Toutefois, la répartition des marchés accordés aux entreprises peut créer un risque politique. Ainsi, selon les statistiques du ministère de la Défense, 96 % des entreprises travaillant pour l'Eufor au Tchad sont des multinationales, souvent européennes ; seuls 4 % des marchés sont donc récupérés par les entreprises tchadiennes. Il n'est pas rare de voir les autorités locales manifester leur insatisfaction devant la faible place faite aux entreprises de leur pays. C'est une des raisons pour lesquelles les militaires français tentent, au Tchad comme en Afghanistan, de favoriser les entreprises locales.

D'autre part, compte tenu des rémunérations versées par les forces françaises, il est fréquent qu'un interprète ou un personnel de restauration soit mieux rémunéré qu'un policier ou un professeur. Le risque existe donc de voir des professionnels particulièrement qualifiés – des universitaires ou des chirurgiens, par exemple – abandonner leur métier et priver leur pays de leurs compétences parce que l'interprétation est plus rémunératrice.

Autre inconvénient : l'externalisation de services se traduit par la passation de contrats qui ne sont pas toujours d'une grande souplesse. Ainsi, l'une des raisons du coût élevé des opérations menées au Tchad tient à ce que les contrats passés avec le secteur privé pour la construction et le fonctionnement du « camp des étoiles », à Abéché, l'ont été pour 2 000 soldats. Or, au cours de l'année 2008, ce camp a plutôt hébergé 1 000 à 1 500 personnes en moyenne, mais les prestataires ont argué de leurs investissements pour facturer un montant de prestations correspondant à 2 000 occupants. Si ce camp avait été géré avec des moyens uniquement militaires, l'adaptation aurait été certainement plus facile.

Enfin, il arrive que dans certaines régions déshéritées, l'économat des armées ne trouve pas de prestataire de services où qu'il en trouve un seul.
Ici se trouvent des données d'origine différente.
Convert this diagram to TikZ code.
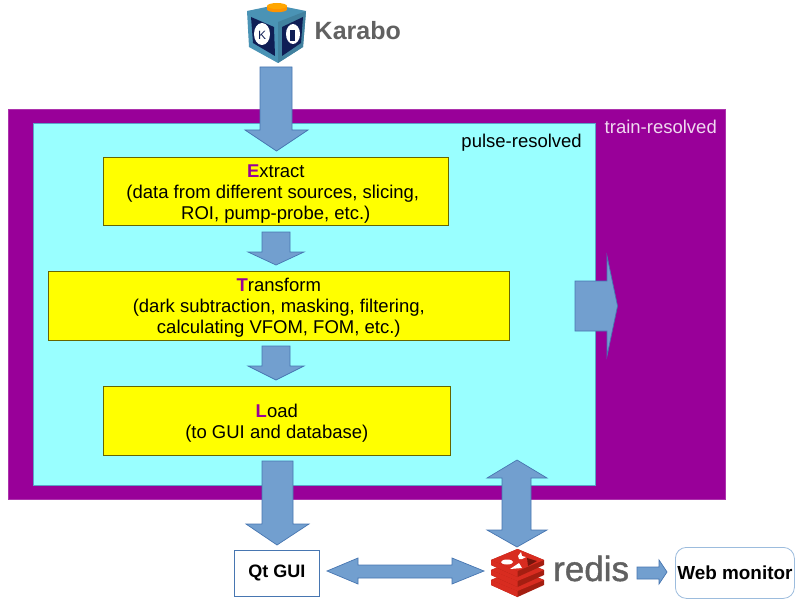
\documentclass[tikz,border=0pt]{standalone}
\usepackage{fontspec}
\setmainfont{Liberation Sans}
\definecolor{outerp}{HTML}{990099}
\definecolor{innerc}{HTML}{99FFFF}
\definecolor{boxy}{HTML}{FFFF00}
\definecolor{arrowb}{HTML}{729FCF}
\definecolor{arrowe}{HTML}{3465A4}
\definecolor{redis1}{HTML}{D82C20}
\definecolor{redis2}{HTML}{A41E11}
\definecolor{cubeb}{HTML}{4A93B5}
\definecolor{cubed}{HTML}{0F1E55}
\tikzset{
  blockarrow/.style={fill=arrowb,draw=arrowe!70!arrowb,line width=0.7pt,line join=miter},
  stepbox/.style={draw=black!60!boxy,fill=boxy,line width=0.6pt,align=center,font=\fontsize{18.5}{21}\selectfont,inner sep=0pt},
  plainbox/.style={draw=arrowe!70!arrowb,fill=white,line width=0.8pt,font=\fontsize{18}{20}\selectfont\bfseries,inner sep=0pt},
}
\newcommand{\firstl}[1]{\rule{0pt}{18pt}\textcolor{outerp}{\textbf{#1}}}
\begin{document}
\begin{tikzpicture}[x=1pt,y=-1pt]
\useasboundingbox (0,0) rectangle (800,607);
\fill[white] (0,0) rectangle (800,607);
% regions
\draw[fill=outerp,draw=outerp!80!white,line width=0.5pt] (8,109) rectangle (725,499);
\draw[fill=innerc,draw=arrowe!60!innerc,line width=0.5pt] (33,123) rectangle (595,485);
\node[anchor=base east,text=white!85!outerp,font=\fontsize{18.5}{21}\selectfont,inner sep=0pt] (train) at (717,133) {train-resolved};
\node[anchor=base east,text=black,font=\fontsize{18.5}{21}\selectfont,inner sep=0pt] (pulse) at (582,147) {pulse-resolved};
% boxes
\node[stepbox,minimum width=345pt,minimum height=68pt,anchor=north west] (extract) at (103,157)
  {\firstl{E}xtract\\(data from different sources, slicing,\hspace*{6pt}\mbox{}\\ROI, pump-probe, etc.)};
\node[stepbox,minimum width=461pt,minimum height=69pt,anchor=north west] (transform) at (48,271)
  {\firstl{T}ransform\\(dark subtraction, masking, filtering,\\calculating VFOM, FOM, etc.)};
\node[stepbox,minimum width=347pt,minimum height=69pt,anchor=north west] (load) at (103,386)
  {\firstl{L}oad\\(to GUI and database)};
% arrows
\draw[blockarrow] (260,67)--(292,67)--(292,130)--(308,130)--(276.5,151)--(245,130)--(260,130)--cycle;
\draw[blockarrow] (262,232)--(290,232)--(290,252)--(304,252)--(276,265)--(248,252)--(262,252)--cycle;
\draw[blockarrow] (262,346)--(290,346)--(290,366)--(304,366)--(276,380)--(248,366)--(262,366)--cycle;
\draw[blockarrow] (575,281)--(607,281)--(607,256)--(617.5,306)--(607,356)--(607,331)--(575,331)--cycle;
\draw[blockarrow] (262,461)--(293,461)--(293,524)--(309,524)--(277,545)--(246,524)--(262,524)--cycle;
\draw[blockarrow] (517,460)--(547,478)--(531,478)--(531,530)--(547,530)--(517,547)--(487,530)--(502,530)--(502,478)--(487,478)--cycle;
\draw[blockarrow] (327,571)--(358,558)--(358,565)--(452,565)--(452,558)--(484,571)--(452,584)--(452,578)--(358,578)--(358,584)--cycle;
\draw[blockarrow] (637,567)--(659,567)--(659,560)--(667,572)--(659,584)--(659,579)--(637,579)--cycle;
% bottom boxes
\node[plainbox,minimum width=85pt,minimum height=46pt,anchor=north west] (qt) at (234,550) {Qt GUI};
\node[plainbox,draw=arrowb!70!white,rounded corners=11pt,minimum width=119pt,minimum height=51pt,anchor=north west,font=\fontsize{18.9}{20}\selectfont\bfseries] (web) at (675,547) {Web monitor};
% Karabo logo
\fill[cubeb] (247,11)--(276,5)--(306,11)--(303,47)--(278,63)--(249,47)--cycle;
\fill[cubeb!88!black] (278,22)--(306,11)--(303,47)--(278,63)--cycle;
\fill[cubed] (251,17)--(274,27)--(275,56)--(253,43)--cycle;
\fill[cubed] (282,27)--(303,17)--(301,43)--(282,56)--cycle;
\fill[white] (262,34) ellipse (8 and 11);
\fill[white] (293,34) ellipse (7 and 10);
\node[font=\fontsize{12}{12}\selectfont,text=cubed,inner sep=0pt] (klogo) at (262,35) {K};
\fill[cubed] (290,30) rectangle (295,41);
\fill[orange!85!yellow] (267,6) rectangle (287,9.5);
\fill[orange!85!yellow] (277,9.5) ellipse (10 and 2.7);
\fill[orange!70!yellow] (277,6) ellipse (10 and 3);
\node[anchor=base west,text=black!62,font=\fontsize{25}{28}\selectfont\bfseries,inner sep=0pt] (karabo) at (314.5,40) {Karabo};
% redis logo
\foreach \yy in {20,10,0}{
  \fill[redis2] (491,560+\yy)--(517.5,549+\yy)--(544,560+\yy)--(544,565+\yy)--(517.5,577+\yy)--(491,565+\yy)--cycle;
  \fill[redis1] (491,560+\yy)--(517.5,549+\yy)--(544,560+\yy)--(517.5,571+\yy)--cycle;
  \fill[redis1] (491,560+\yy)--(491,565+\yy)--(517.5,577+\yy)--(517.5,571+\yy)--cycle;
}
\fill[white] (507,562) ellipse (6 and 2.5);
\fill[white] (518,556) -- (521,552) -- (522,556) -- (526,557) -- (522,559) -- (519,559) -- cycle;
\fill[white] (510,569) -- (522,568) -- (519,563) -- cycle;
\fill[redis2!70!black] (527,558) -- (537,561) -- (528,566) -- cycle;
\node[anchor=base west,text=black!62,font=\fontsize{35}{36}\selectfont,inner sep=0pt] (redis) at (553,581) {\addfontfeature{FakeBold=1.2}redis};
\end{tikzpicture}
\end{document}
Dans ce cas, le bénéfice financier de l'externalisation est loin d'être évident.

Pour toutes ces raisons, nous appelons l'attention de la commission des Finances sur l'utilité de s'intéresser de plus près à l'externalisation, menée à grands pas par le ministère de la Défense, en créant éventuellement une mission d'évaluation et de contrôle sur le coût et les bénéfices attendus de l'externalisation au sein de ce ministère.